3 — Le langage est aussi le résultat d'une histoire. Il porte la marque du « génie » d'un peuple et, avec d'autres phénomènes collectifs (art, religion, histoire etc.), il exprime une « civilisation ». Mais il porte nécessairement la marque de l'histoire des peuples et de l'évolution historique des cultures. La philologie est la science des sources du langage et la linguistique générale étudie les lois de transformation des mots et des règles. Des phénomènes linguistiques étonnants attirent l'attention sur l'aspect socio historique du langage Ainsi le français que parlent les Canadiens francophones (signe du vif esprit communautaire qui leur a fait protéger leur langue contre la pression anglaise) est le français populaire du xviiie siècle avec. en outre, des transformations internes de la langue en fonction de l'environnement et des conditions de vie. On parle à Bonifacio (Corse) un patois spécial empreint du génois du xvie siècle, etc.
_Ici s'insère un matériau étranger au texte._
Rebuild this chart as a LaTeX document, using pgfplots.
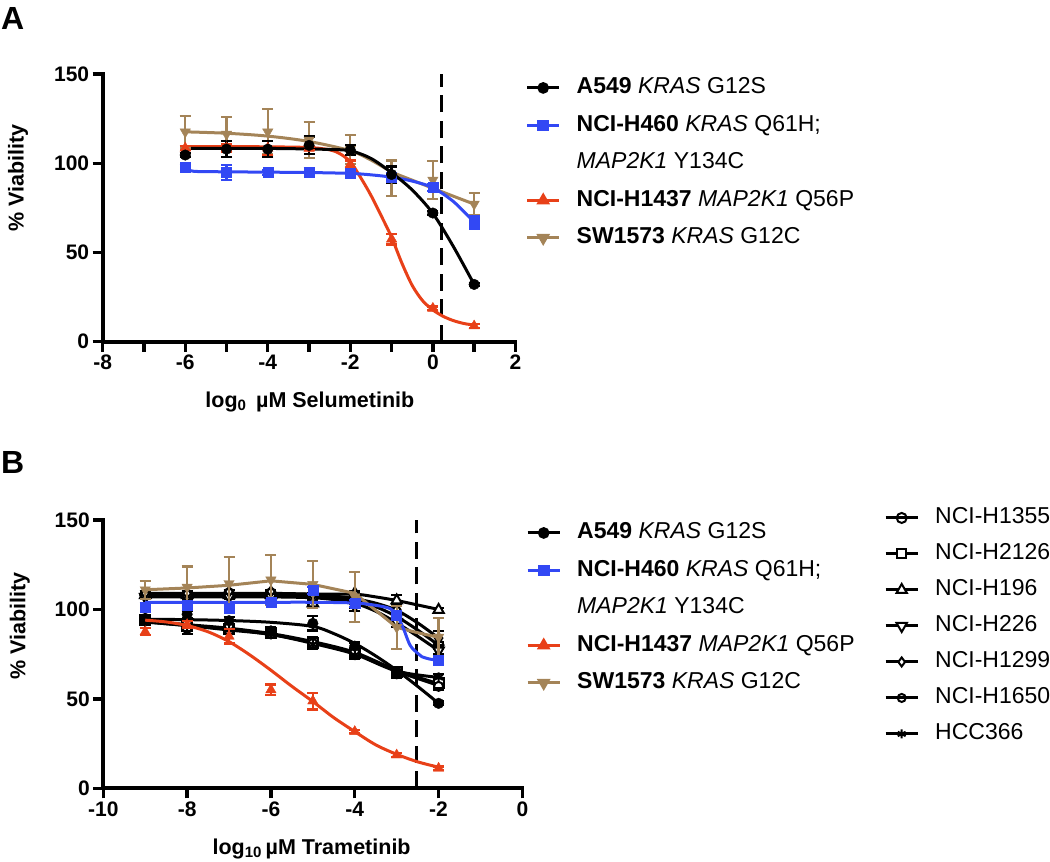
\documentclass[border=0pt]{standalone}
\usepackage{fontspec}
\setmainfont{Liberation Sans}
\usepackage{pgfplots}
\pgfplotsset{compat=1.18}

\definecolor{cblue}{RGB}{50,72,244}
\definecolor{cred}{RGB}{232,64,24}
\definecolor{ctan}{RGB}{164,132,88}

\pgfplotsset{
  panel/.style={
    scale only axis, clip=false,
    axis x line*=bottom, axis y line*=left,
    axis line style={line width=3.8pt, line cap=rect},
    tick align=outside, major tick length=10pt,
    tick style={line width=3.4pt, black},
    ymin=0, ymax=150, ytick={0,50,100,150},
    yticklabels={0,50,100,150},
    tick label style={font=\fontsize{21}{25}\selectfont\bfseries},
    label style={font=\fontsize{21.5}{25}\selectfont\bfseries},
    ylabel={\% Viability},
    legend cell align=left,
    legend style={draw=none, fill=none, inner sep=0pt, row sep=17pt, column sep=16pt,
      font=\fontsize{23}{27}\selectfont, anchor=north west,
      nodes={inner sep=0pt, text height=16pt, text depth=4.5pt}},
    legend image code/.code={\draw[mark repeat=2,mark phase=2] plot coordinates {(0pt,0pt) (16pt,0pt) (32pt,0pt)};},
  },
  fit/.style={line width=3pt, smooth, no marks, forget plot},
  pts/.style={only marks, forget plot, mark size=5pt,
    error bars/y dir=both, error bars/y explicit,
    error bars/error bar style={line width=2.2pt, solid},
    error bars/error mark options={rotate=90, line width=2.2pt, mark size=5.5pt, solid}},
  open/.style={mark options={fill=white, line width=2pt}},
  cut/.style={line width=3pt, dash pattern=on 17pt off 8.5pt, no marks, forget plot},
  leg/.style={line width=3pt, mark size=4.3pt, mark options={solid}},
}

\begin{document}
\begin{tikzpicture}
\path[use as bounding box] (0pt,0pt) rectangle (1050pt,-862pt);
\node[anchor=north west, inner sep=0pt, font=\fontsize{32}{36}\selectfont\bfseries] at (1pt,-7pt) {A};
\node[anchor=north west, inner sep=0pt, font=\fontsize{32}{36}\selectfont\bfseries] at (1pt,-451pt) {B};

% ---------------- Panel A: selumetinib ----------------
\begin{axis}[panel,
  at={(102.7pt,-341.7pt)}, anchor=south west,
  width=412.7pt, height=267.7pt,
  xmin=-8, xmax=2, xtick={-8,...,2},
  xticklabels={-8,,-6,,-4,,-2,,0,,2},
  xlabel={log\textsubscript{0}\, µM Selumetinib},
  xlabel style={at={(axis description cs:0.502,-0.245)}, anchor=base},
  ylabel style={at={(axis description cs:-0.205,0.611)}, anchor=center},
  legend style={at={(axis description cs:1.0245,0.987)}},
]
\addplot[cut] coordinates {(0.2,0) (0.2,150)};

% fitted curves
\addplot[fit, ctan] coordinates {(-6,117.6) (-5,116.8) (-4,115.2) (-3,112.2) (-2,107) (-1.5,101.8) (-1,95.2) (-0.5,90.5) (0,86) (0.5,81.5) (1,77.1)};
\addplot[fit, cred] coordinates {(-6,109.3) (-5,109.3) (-4,109.2) (-3,108.8) (-2.5,107.5) (-2.25,105.3) (-2,100.8) (-1.75,92) (-1.5,82) (-1.25,70.5) (-1,58.5) (-0.75,44) (-0.5,31.5) (-0.25,23) (0,17.8) (0.25,14.2) (0.5,11.8) (0.75,10.2) (1,9.3)};
\addplot[fit, cblue] coordinates {(-6,97.5) (-5.8,95.5) (-5,95.2) (-4,95) (-3,94.8) (-2,94.3) (-1.5,93.5) (-1,92.2) (-0.5,90) (0,86.3) (0.5,78.5) (1,67)};
\addplot[fit, black] coordinates {(-6,108.3) (-5,108.3) (-4,108.3) (-3,108) (-2.5,107.7) (-2,107) (-1.5,102.7) (-1,94.7) (-0.5,85) (0,71.9) (0.5,53.2) (1,32.1)};

% data points with error bars
\addplot[ctan, pts, mark=triangle*, mark size=6pt, mark options={rotate=180}] coordinates {
  (-6,117.6) +- (0,8.8) (-5,116.3) +- (0,9.5) (-4,117.6) +- (0,12.7) (-3,113) +- (0,10)
  (-2,107.7) +- (0,8) (-1,91.5) +- (0,10) (0,90.6) +- (0,10.5) (1,77.1) +- (0,6)};
\addplot[cred, pts, mark=triangle*, mark size=6pt] coordinates {
  (-6,108.5) +- (0,1) (-5,108.5) +- (0,2) (-4,108.5) +- (0,4) (-3,108.3) +- (0,1)
  (-2,99.5) +- (0,2) (-1,57.5) +- (0,3) (0,18.7) +- (0,1) (1,8.8) +- (0,1)};
\addplot[cblue, pts, mark=square*] coordinates {
  (-6,98) +- (0,1) (-5,94.9) +- (0,4.2) (-4,94.9) +- (0,1.5) (-3,94.9) +- (0,2.5)
  (-2,94.3) +- (0,1.5) (-1,92) +- (0,2.5) (0,86.3) +- (0,2) (1,66.7) +- (0,3.5)};
\addplot[black, pts, mark=*, mark size=5.3pt] coordinates {
  (-6,104.6) +- (0,1) (-5,107.9) +- (0,4.4) (-4,107.9) +- (0,4.4) (-3,110) +- (0,5)
  (-2,107.4) +- (0,3) (-1,93.7) +- (0,4.5) (0,72.1) +- (0,1) (1,32.1) +- (0,1)};

\addlegendimage{black, leg, mark=*}
\addlegendentry{\textbf{A549} \textit{KRAS} G12S}
\addlegendimage{cblue, leg, mark=square*}
\addlegendentry{\textbf{NCI-H460} \textit{KRAS} Q61H;}
\addlegendimage{empty legend}
\addlegendentry{\textit{MAP2K1} Y134C}
\addlegendimage{cred, leg, mark=triangle*, mark size=5pt}
\addlegendentry{\textbf{NCI-H1437} \textit{MAP2K1} Q56P}
\addlegendimage{ctan, leg, mark=triangle*, mark size=5pt, mark options={rotate=180}}
\addlegendentry{\textbf{SW1573} \textit{KRAS} G12C}
\end{axis}

% ---------------- Panel B: trametinib (black lines) ----------------
\begin{axis}[panel,
  at={(103.3pt,-788.3pt)}, anchor=south west,
  width=419.1pt, height=268.3pt,
  xmin=-10, xmax=0, xtick={-10,-8,...,0},
  xticklabels={-10,-8,-6,-4,-2,0},
  xlabel={log\textsubscript{10}\,µM Trametinib},
  xlabel style={at={(axis description cs:0.497,-0.245)}, anchor=base},
  ylabel style={at={(axis description cs:-0.199,0.605)}, anchor=center},
  legend style={at={(axis description cs:1.8628,1.0466)}, row sep=15.5pt},
]
\addplot[cut] coordinates {(-2.52,0) (-2.52,150)};

\addplot[fit, black] coordinates {(-9,108) (-8,108) (-7,108) (-6,108) (-5,107.5) (-4.5,106.5) (-4,105) (-3.5,101.5) (-3,96) (-2.5,88.5) (-2,80)};
\addplot[fit, black] coordinates {(-9,93.5) (-8,91.5) (-7,89.5) (-6,86.5) (-5,82) (-4,76) (-3,66) (-2,58.5)};
\addplot[fit, black] coordinates {(-9,108.5) (-7,108.5) (-6,108.5) (-5,108.5) (-4,108.5) (-3.5,107) (-3,105) (-2.5,102.5) (-2,100)};
\addplot[fit, black] coordinates {(-9,107) (-6,107) (-5,106.5) (-4.5,105.5) (-4,103.5) (-3.5,99) (-3,92.5) (-2.5,85) (-2,77)};
\addplot[fit, black] coordinates {(-9,109) (-7,109) (-6,109) (-5,108.5) (-4.5,107.5) (-4,106) (-3.5,103.5) (-3,99.5) (-2.5,92.5) (-2,84)};
\addplot[fit, black] coordinates {(-9,93) (-8,91) (-7,89) (-6,86) (-5,81.5) (-4,75.5) (-3,65.5) (-2,57.5)};
\addplot[fit, black] coordinates {(-9,93) (-8,91) (-7,88.5) (-6,86) (-5,81) (-4,75) (-3,65.5) (-2,62)};
\addplot[fit, black] coordinates {(-9,94.5) (-8,94.3) (-7,93.8) (-6,92.8) (-5,90.5) (-4.5,86.5) (-4,81) (-3.5,74) (-3,66) (-2.5,57) (-2,47.5)};

\addplot[black, pts, open, mark=o] coordinates {
  (-9,108) +- (0,2) (-8,108) +- (0,2) (-7,109) +- (0,2) (-6,109) +- (0,1)
  (-5,107) +- (0,2) (-4,104) +- (0,3) (-3,97) +- (0,2) (-2,80) +- (0,2)};
\addplot[black, pts, open, mark=square*] coordinates {
  (-9,94) +- (0,2) (-8,91) +- (0,2) (-7,89) +- (0,2) (-6,87) +- (0,2)
  (-5,81.5) +- (0,3) (-4,75.5) +- (0,2) (-3,65) +- (0,2) (-2,59) +- (0,2)};
\addplot[black, pts, open, mark=triangle*, mark size=6pt] coordinates {
  (-9,108) +- (0,1) (-8,108) +- (0,1) (-7,108) +- (0,1) (-6,108) +- (0,1)
  (-5,103.4) +- (0,1) (-4,109) +- (0,1) (-3,105) +- (0,3) (-2,99.7) +- (0,1)};
\addplot[black, pts, mark=triangle*, mark size=6pt, mark options={rotate=180, fill=white, line width=2pt}] coordinates {
  (-9,107) +- (0,1) (-8,107) +- (0,1) (-7,107) +- (0,1) (-6,107) +- (0,1)
  (-5,106) +- (0,1) (-4,102) +- (0,3) (-3,93) +- (0,3) (-2,77) +- (0,2)};
\addplot[black, pts, open, mark=diamond*, mark size=5pt] coordinates {
  (-9,109) +- (0,1) (-8,109) +- (0,1) (-7,110) +- (0,1) (-6,110) +- (0,1)
  (-5,108) +- (0,1) (-4,106) +- (0,2) (-3,100) +- (0,3) (-2,84) +- (0,4)};
\addplot[black, pts, open, mark=o, mark size=4.5pt] coordinates {
  (-9,95) +- (0,2) (-8,89.4) +- (0,3) (-7,90) +- (0,2) (-6,86.5) +- (0,2)
  (-5,81) +- (0,3) (-4,76) +- (0,2) (-3,64) +- (0,2) (-2,57) +- (0,2)};
\addplot[black, pts, mark=asterisk, mark size=5pt, mark options={line width=2pt}] coordinates {
  (-9,93) +- (0,1) (-8,91) +- (0,1) (-7,88.5) +- (0,1) (-6,86) +- (0,1)
  (-5,80.5) +- (0,2) (-4,74.5) +- (0,2) (-3,64.5) +- (0,2) (-2,62) +- (0,2)};
\addplot[black, pts, mark=*, mark size=5.3pt] coordinates {
  (-9,94) +- (0,1) (-8,97.3) +- (0,2) (-7,93.7) +- (0,2) (-6,88) +- (0,2)
  (-5,92.2) +- (0,4) (-4,79.5) +- (0,2) (-3,65) +- (0,2) (-2,47.5) +- (0,1)};

\addlegendimage{black, leg, mark=o, mark size=5pt, mark options={solid, fill=white, line width=2pt}}
\addlegendentry{NCI-H1355}
\addlegendimage{black, leg, mark=square*, mark size=4.5pt, mark options={solid, fill=white, line width=2pt}}
\addlegendentry{NCI-H2126}
\addlegendimage{black, leg, mark=triangle*, mark size=6pt, mark options={solid, fill=white, line width=2pt}}
\addlegendentry{NCI-H196}
\addlegendimage{black, leg, mark=triangle*, mark size=6pt, mark options={solid, rotate=180, fill=white, line width=2pt}}
\addlegendentry{NCI-H226}
\addlegendimage{black, leg, mark=diamond*, mark size=4.5pt, mark options={solid, fill=white, line width=2pt}}
\addlegendentry{NCI-H1299}
\addlegendimage{black, leg, mark=o, mark size=4pt, mark options={solid, fill=white, line width=2pt}}
\addlegendentry{NCI-H1650}
\addlegendimage{black, leg, mark=asterisk, mark size=4.5pt, mark options={solid, line width=2pt}}
\addlegendentry{HCC366}
\end{axis}

% ---------------- Panel B: trametinib (coloured lines) ----------------
\begin{axis}[panel, hide axis,
  at={(103.3pt,-788.3pt)}, anchor=south west,
  width=419.1pt, height=268.3pt,
  xmin=-10, xmax=0,
  legend style={at={(axis description cs:1.0086,0.9907)}},
]
\addplot[ctan, line width=3pt, no marks, forget plot] coordinates {(-9,111) (-8,112) (-7,113.5) (-6,116) (-5,114) (-4,109) (-3.5,99.5) (-3,90) (-2.5,87) (-2,84.4)};
\addplot[fit, cred] coordinates {(-9,94) (-8.5,93) (-8,91) (-7.5,87.5) (-7,82) (-6.5,74.5) (-6,66) (-5.5,57) (-5,48.5) (-4.5,39.5) (-4,31.7) (-3.5,24.3) (-3,19) (-2.5,14.8) (-2,11.8)};
\addplot[fit, cblue] coordinates {(-9,104) (-8,104) (-7,104) (-6,104) (-5,104) (-4,103.6) (-3.5,102.3) (-3.16,100.5) (-3,97) (-2.85,90) (-2.68,80) (-2.5,75.5) (-2.4,73.6) (-2.2,72.2) (-2,71.7)};

\addplot[ctan, pts, mark=triangle*, mark size=6pt, mark options={rotate=180}] coordinates {
  (-9,111) +- (0,5) (-8,112.5) +- (0,11.5) (-7,114.5) +- (0,15) (-6,116.5) +- (0,14)
  (-5,114) +- (0,13) (-4,107) +- (0,14) (-3,90) +- (0,12) (-2,84.5) +- (0,10.5)};
\addplot[cred, pts, mark=triangle*, mark size=6pt] coordinates {
  (-9,87.5) +- (0,2) (-8,91.5) +- (0,2) (-7,85) +- (0,4) (-6,55) +- (0,3)
  (-5,48.8) +- (0,4.7) (-4,31.7) +- (0,1) (-3,18.6) +- (0,1) (-2,11.2) +- (0,1)};
\addplot[cblue, pts, mark=square*] coordinates {
  (-9,101.5) +- (0,2) (-8,102.5) +- (0,2) (-7,100.6) +- (0,2) (-6,104) +- (0,1)
  (-5,110.5) +- (0,2) (-4,103.4) +- (0,2) (-3,96.7) +- (0,2) (-2,71.7) +- (0,2)};

\addlegendimage{black, leg, mark=*}
\addlegendentry{\textbf{A549} \textit{KRAS} G12S}
\addlegendimage{cblue, leg, mark=square*}
\addlegendentry{\textbf{NCI-H460} \textit{KRAS} Q61H;}
\addlegendimage{empty legend}
\addlegendentry{\textit{MAP2K1} Y134C}
\addlegendimage{cred, leg, mark=triangle*, mark size=5pt}
\addlegendentry{\textbf{NCI-H1437} \textit{MAP2K1} Q56P}
\addlegendimage{ctan, leg, mark=triangle*, mark size=5pt, mark options={rotate=180}}
\addlegendentry{\textbf{SW1573} \textit{KRAS} G12C}
\end{axis}
\end{tikzpicture}
\end{document}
4 — Le langage est un moyen d'expression de la pensée personnelle. Quoi qu'en disent les phénoménologues, nous éprouvons dans la simple expérience de chercher nos mots pour exprimer une pensée personnelle, l'existence du langage comme un moyen d'expression. Là le halo symbolique ou expressif du langage peut être lui même utilisé pour agir sur l'esprit de l'auditeur ou du lecteur ; c'est la magie des rythmes, des rimes, des sonorités ; il peut être aussi utilisé pour communiquer les pensées les plus intuitives et les plus intimes. La pensée est à la fois immanente et transcendante au langage. Elle ajoute une « forme» (les Anciens diraient : elle donne une « âme ») aux mots. La sémantique (science du sens) ne peut pas ne pas se référer à la pensée. Par ces caractères, le langage se distingue de la science qui est aussi une langue, mais qui vise à exprimer les relations objectives d'un univers abstrait; et se distingue de l’art, qui, à l'opposé, exprime le rapport personnel de l'artiste et du monde, c'est à dire un « univers personnel ».

Conclusion. Les langues sont elles destinées à mourir ? Cette question est à l'ordre du jour. Plus les hommes pensent à des communautés fédéralistes (Bénélux, Communauté Européenne, etc.), plus ils créent d'organismes internationaux (Office mondial de la Santé, UNESCO, Fond International de Secours à l'enfance, Union Postale Universelle etc.), plus la diversité des langues est perçue comme un obstacle. D'autre part, les langues artificielles (la première fut « l'espéranto ») se multiplient (il y en aurait actuellement une dizaine d'inventées) sans être adoptées. C'est que le langage est autre chose, comme on l'a vu, qu'un univers de symboles conventionnels et rationnels, il a un » génie » ; un peuple y tient comme il tient à son folklore, à son sol et à son Histoire. Des résistances vivantes et instinctives se manifestent à l'idée de disparition de la langue maternelle. Peut être la disparition progressive des frontières, changeant la « situation » des hommes dans le monde historique, provoquera t elle une nouvelle conscience qui adoptera un langage universel plus ou moins artificiel, au moins comme « langue officielle ».